You make it buffered because you don't care that much about latency, but want to make efficient use of the I/O subsystem by trading latency for throughput.
Doing them both at the same time seems like a contradiction, and is hard to imagine.
What are the semantics you're after? If you do this:
int fd;
char buf[1024];
ssize_t got;
fd = setup_non_blocking_io(...);
got = read(fd, buf, sizeof buf);
What behavior do you expect if there is 3 bytes available? Blocking/buffered I/O might block until able to read more satisfy your request, non-blocking I/O would return the 3 available bytes immediately.
Of course, if you have some protocol on top, that defines some kind of message structure so that you can know that "this I/O is incomplete, I can't parse it until I have more data", you can buffer it yourself at that level, and not pass data on upwards until a full message has been received.
Depending on the protocol, it is certainly possible that you will need to buffer your reads for a non-blocking network node (client or server).
Typically, these buffers provide multiple indexes (offsets) that both record the position of the last byte processed and last byte read (which is either the same or greater than the processed offset). And they also (should) provide richer semantics of compacting the buffer, transparent buffer size management, etc.
In Java (at least) the non-blocking network io (NIO) packages also provide a set of data structures (ByteBuffer, etc.) that are geared towards providing a general data structure.
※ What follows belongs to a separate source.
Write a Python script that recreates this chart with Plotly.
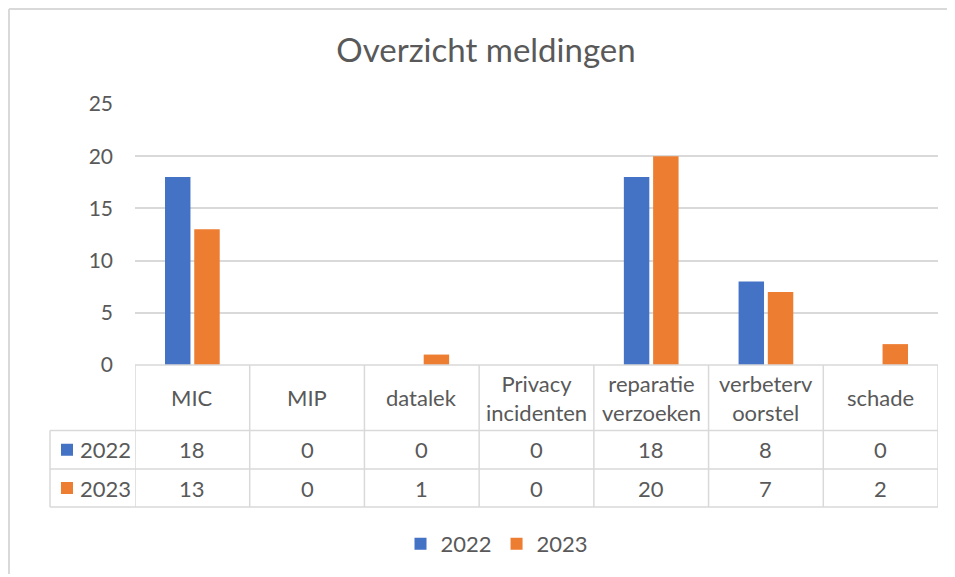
import plotly.graph_objects as go

categories = ["MIC", "MIP", "datalek", "Privacy incidenten", "reparatie verzoeken", "verbetervoorstel", "schade"]
header_labels = ["MIC", "MIP", "datalek", "Privacy<br>incidenten", "reparatie<br>verzoeken", "verbeterv<br>oorstel", "schade"]
series_names = ["2022", "2023"]
values_2022 = [18, 0, 0, 0, 18, 8, 0]
values_2023 = [13, 0, 1, 0, 20, 7, 2]
colors = ["#4472C4", "#ED7D31"]
y_ticks = [0, 5, 10, 15, 20, 25]

OFF = 8  # page body margin
W_FIG, H_FIG = 955 - OFF, 577 - OFF
L, R, T, B = 135 - OFF, 938 - OFF, 104 - OFF, 365 - OFF
PW, PH = R - L, B - T
FONT = "Lato"
TXT = "#595959"
GRID = "#d9d9d9"


def px_x(p):
    return (p - OFF - L) / PW


def px_y(p):
    return (B - (p - OFF)) / PH


fig = go.Figure()
for name, vals, col in zip(series_names, [values_2022, values_2023], colors):
    fig.add_trace(go.Bar(x=categories, y=vals, name=name, marker=dict(color=col, line=dict(width=0))))

shapes = []
annotations = []

row_top, row_h1, row_h2, row_bot = 365, 430.5, 469, 507
left_edge = 50
lw = 1.5
FS = 22

shapes.append(dict(type="line", xref="x", yref="paper", x0=-0.5, x1=len(categories) - 0.5,
                   y0=px_y(row_top), y1=px_y(row_top), line=dict(color=GRID, width=lw)))
for yy in [row_h1, row_h2, row_bot]:
    shapes.append(dict(type="line", xref="paper", yref="paper", x0=px_x(left_edge), x1=1,
                       y0=px_y(yy), y1=px_y(yy), line=dict(color=GRID, width=lw)))
for i in range(len(categories) + 1):
    shapes.append(dict(type="line", xref="x", yref="paper", x0=i - 0.5, x1=i - 0.5,
                       y0=px_y(row_top), y1=px_y(row_bot), line=dict(color=GRID, width=lw)))
shapes.append(dict(type="line", xref="paper", yref="paper", x0=px_x(left_edge), x1=px_x(left_edge),
                   y0=px_y(row_h1), y1=px_y(row_bot), line=dict(color=GRID, width=lw)))

for i, lab in enumerate(header_labels):
    annotations.append(dict(x=i, xref="x", y=px_y((row_top + row_h1) / 2), yref="paper",
                            text=lab, showarrow=False, xanchor="center", yanchor="middle",
                            font=dict(family=FONT, size=FS, color=TXT)))

row_centers = [(row_h1 + row_h2) / 2, (row_h2 + row_bot) / 2]
for rc, name, vals, col in zip(row_centers, series_names, [values_2022, values_2023], colors):
    for i, v in enumerate(vals):
        annotations.append(dict(x=i, xref="x", y=px_y(rc), yref="paper", text=str(v), showarrow=False,
                                xanchor="center", yanchor="middle",
                                font=dict(family=FONT, size=FS, color=TXT)))
    shapes.append(dict(type="rect", xref="paper", yref="paper", x0=px_x(61), x1=px_x(73),
                       y0=px_y(rc - 6), y1=px_y(rc + 6), fillcolor=col, line=dict(width=0)))
    annotations.append(dict(x=px_x(78), xref="paper", y=px_y(rc), yref="paper", text=name, showarrow=False,
                            xanchor="left", yanchor="middle",
                            font=dict(family=FONT, size=FS, color=TXT)))

# chart area border (left and top edges visible)
shapes.append(dict(type="line", xref="paper", yref="paper", x0=px_x(9), x1=px_x(952),
                   y0=px_y(9), y1=px_y(9), line=dict(color=GRID, width=2)))
shapes.append(dict(type="line", xref="paper", yref="paper", x0=px_x(9), x1=px_x(9),
                   y0=px_y(9), y1=px_y(574), line=dict(color=GRID, width=2)))

fig.update_layout(
    width=W_FIG, height=H_FIG,
    margin=dict(l=L, r=W_FIG - R, t=T, b=H_FIG - B, pad=0),
    paper_bgcolor="white", plot_bgcolor="white",
    title=dict(text="Overzicht meldingen", x=(486 - OFF) / W_FIG, xanchor="center", xref="container",
               y=1 - (50 - OFF) / H_FIG, yanchor="middle", yref="container",
               font=dict(family=FONT, size=33, color=TXT)),
    barmode="group", bargap=0.49, bargroupgap=0.13,
    xaxis=dict(showticklabels=False, showgrid=False, zeroline=False, showline=False, ticks="",
               range=[-0.5, len(categories) - 0.5]),
    yaxis=dict(range=[0, 25], tickvals=y_ticks, showgrid=True, gridcolor=GRID, gridwidth=1.5,
               zeroline=False, showline=False, ticks="", ticklabelstandoff=21,
               tickfont=dict(family=FONT, size=21, color=TXT)),
    legend=dict(orientation="h", x=px_x(497), xanchor="center", y=px_y(544), yanchor="middle",
                font=dict(family=FONT, size=FS, color=TXT), itemwidth=30, traceorder="normal"),
    shapes=shapes, annotations=annotations,
    font=dict(family=FONT, color=TXT),
)

fig.write_html("out.html")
There either exists such data structures for C, or you must roll your own. Once you have it, then simply read as much data as available and let the buffer manage issues such as overflow (e.g. reading bytes across message frame boundaries) and use the marker offset to mark off the bytes that you have processed.
As Android pointed out, you will (very likely) need to create matched buffers for each open connection.
You could create a struct with buffers for each open file descriptor, then accumulate these buffers until recv() returns 0 or you have data enough to process in your buffer.
If I understand your question correctly, you can't buffer because with non-blocking you're writing to the same buffer with multiple connections (if global) or just writing small pieces of data (if local).
In any case, your program has to be able to identify where the data is coming (possibly by file descriptor) from and buffer it accordingly.
Threading is also an option, it's not as scary as many make it sound out to be.
Ryan Dahl's evcom library which does exactly what you wanted.
Ryan Dahl's evcom library which does exactly what you wanted.

I use it in my job and it works great. Be aware, though, that it doesn't (yet, but coming soon) have async DNS resolving. Ryan suggests udns by Michael Tokarev for that. I'm trying to adopt udns instead of blocking getaddrinfo() now.